IRISH SPORTS COUNCIL SPORTSWOMEN AWARD FOR OCTOBER: Madeline Perry

Some familiar names to our sportswomen awards were amongst our contenders again in October, including Jessica Kürten, winner of one of the richest prizes in her sport at the Brazilian Grand Prix, Cora Staunton, outstanding once again for Carnacon in the club championships, and Maria McCambridge, who produced an exceptional run in the Dublin City marathon.

Another multiple award winner, though, beat off the opposition and in doing so Madeline Perry becomes the only sportswoman to win one of our monthly awards every year since we got under way in 2004.

Reaching the semi-finals of the World Championships in Manchester might have been enough for Perry to clinch the award; getting to the last eight of the Qatar Classic a fortnight later, one of the most prestigious tournaments on the professional squash circuit, would have strengthened her claim, but it is the story behind Perry's displays that made her an easy choice for the panel of judges.

It was just a year ago that the 31-year-old from Banbridge, Co Down, in Italy for training, was knocked unconscious outside a restaurant in Milan, her attacker stealing her handbag and leaving her with a broken temporal bone in her skull and bleeding and bruising to the brain.

When she was finally released from hospital in Milan, Perry had to make it home to Banbridge by land and sea, having been advised not to fly, and was told by a local neurosurgeon that she had been lucky to survive.

Remarkably, just two months later, she won our December award when she made it eight titles in 10 years at the National Championships in Dublin on her return to action - it would probably have been a 10-in-a-row if injuries hadn't forced her out of the 2000 and 2005 events.
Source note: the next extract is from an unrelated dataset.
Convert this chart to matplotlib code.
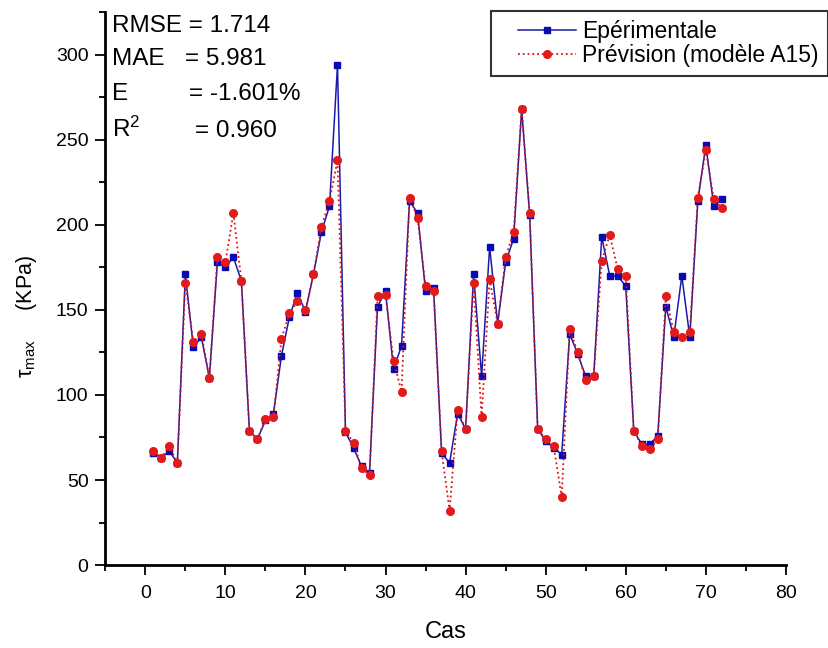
import numpy as np
import matplotlib
matplotlib.use('Agg')
import matplotlib.pyplot as plt
from matplotlib.ticker import MultipleLocator
from matplotlib.legend_handler import HandlerLine2D

plt.rcParams['font.family'] = ['Liberation Sans', 'DejaVu Sans']
plt.rcParams['mathtext.fontset'] = 'custom'
plt.rcParams['mathtext.rm'] = 'Liberation Sans'
plt.rcParams['mathtext.it'] = 'Liberation Sans:italic'

# donnees
cas = np.arange(1, 73)
experimentale = [66, 63, 67, 60, 171, 128, 134, 110, 178, 175,
                 181, 167, 79, 74, 85, 89, 123, 146, 160, 149,
                 171, 196, 211, 294, 78, 69, 58, 54, 152, 161,
                 115, 129, 214, 207, 161, 163, 66, 60, 89, 80,
                 171, 111, 187, 142, 178, 192, 268, 206, 80, 73,
                 69, 65, 136, 124, 111, 111, 193, 170, 170, 164,
                 79, 71, 71, 76, 152, 134, 170, 134, 214, 247,
                 211, 215]
prevision = [67, 63, 70, 60, 166, 131, 136, 110, 181, 178,
             207, 167, 79, 74, 86, 87, 133, 148, 155, 150,
             171, 199, 214, 238, 79, 72, 57, 53, 158, 159,
             120, 102, 216, 204, 164, 161, 67, 32, 91, 80,
             166, 87, 168, 142, 181, 196, 268, 207, 80, 74,
             70, 40, 139, 125, 109, 111, 179, 194, 174, 170,
             79, 70, 68, 74, 158, 137, 134, 137, 216, 244,
             215, 210]


# symbole de legende decale vers la droite (marge a gauche comme l'original)
class HandlerDecale(HandlerLine2D):
    def get_xdata(self, legend, xdescent, ydescent, width, height, fontsize):
        x0 = -xdescent + 0.24 * width
        x1 = -xdescent + width
        return [x0, x1], [0.5 * (x0 + x1)]


fig = plt.figure(figsize=(8.29, 6.48), dpi=100)
ax = fig.add_axes([0.127, 0.128, 0.821, 0.853])

l1, = ax.plot(cas, experimentale, '-s', color='#1a1aa8', lw=1.1, ms=5,
              mfc='#0a0ab4', mec='#0a0ab4', label='Epérimentale')
l2, = ax.plot(cas, prevision, ':o', color='#e01010', lw=1.3, ms=5.5,
              mfc='#e31a1a', mec='#e31a1a', label='Prévision (modèle A15)')

ax.set_xlim(-5, 80)
ax.set_ylim(0, 325)
ax.xaxis.set_major_locator(MultipleLocator(10))
ax.xaxis.set_minor_locator(MultipleLocator(5))
ax.yaxis.set_major_locator(MultipleLocator(50))
ax.yaxis.set_minor_locator(MultipleLocator(25))
ax.tick_params(which='major', length=7, width=1.3, labelsize=14, direction='out')
ax.tick_params(which='minor', length=4, width=1.3, direction='out')
ax.tick_params(axis='x', which='major', pad=7)
ax.tick_params(axis='y', which='major', pad=5)

ax.spines['top'].set_visible(False)
ax.spines['right'].set_visible(False)
ax.spines['left'].set_linewidth(2)
ax.spines['bottom'].set_linewidth(2)

ax.set_xlabel('Cas', fontsize=17, labelpad=14)
ax.set_ylabel('τ$_{\\rm max}$     (KPa)', fontsize=15.5)
ax.yaxis.set_label_coords(-0.098, 0.45)

hd = HandlerDecale()
leg = ax.legend(handler_map={l1: hd, l2: hd},
                loc='upper right', bbox_to_anchor=(1.062, 1.003), fontsize=16.5,
                frameon=True, fancybox=False, edgecolor='black',
                handlelength=3.3, borderpad=0.4, labelspacing=0.05,
                handletextpad=0.3, borderaxespad=0)
leg.get_frame().set_linewidth(1.5)

# indicateurs statistiques
fs = 17.5
t = ax.transAxes
ax.text(0.010, 0.964, 'RMSE = 1.714', transform=t, fontsize=fs, va='baseline')
ax.text(0.010, 0.905, 'MAE', transform=t, fontsize=fs, va='baseline')
ax.text(0.1175, 0.905, '= 5.981', transform=t, fontsize=fs, va='baseline')
ax.text(0.010, 0.841, 'E', transform=t, fontsize=fs, va='baseline')
ax.text(0.1233, 0.841, '= -1.601%', transform=t, fontsize=fs, va='baseline')
ax.text(0.010, 0.774, r'R$^{2}$', transform=t, fontsize=fs, va='baseline')
ax.text(0.132, 0.774, '= 0.960', transform=t, fontsize=fs, va='baseline')

fig.savefig('out.png', dpi=100)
However, the prospects of Perry regaining lost ground on the international circuit seemed bleak, not least because she had been advised not to travel by air until she had fully recovered - she was also warned not to drive for six months.

In the November world rankings, though, she had climbed to 11th, on course to regain her place in the top 10.

"It's only over the last couple of months that I've started to feel back to normal," she said.

"What happened last year was pretty traumatic, I nearly died then, and I was told I'd never be able to concentrate.

"Getting up the rankings again is probably more difficult than it was the first time, but this is a fantastic boost."

Grumpier and angrier, perhaps, but indomitable and gutsy as well.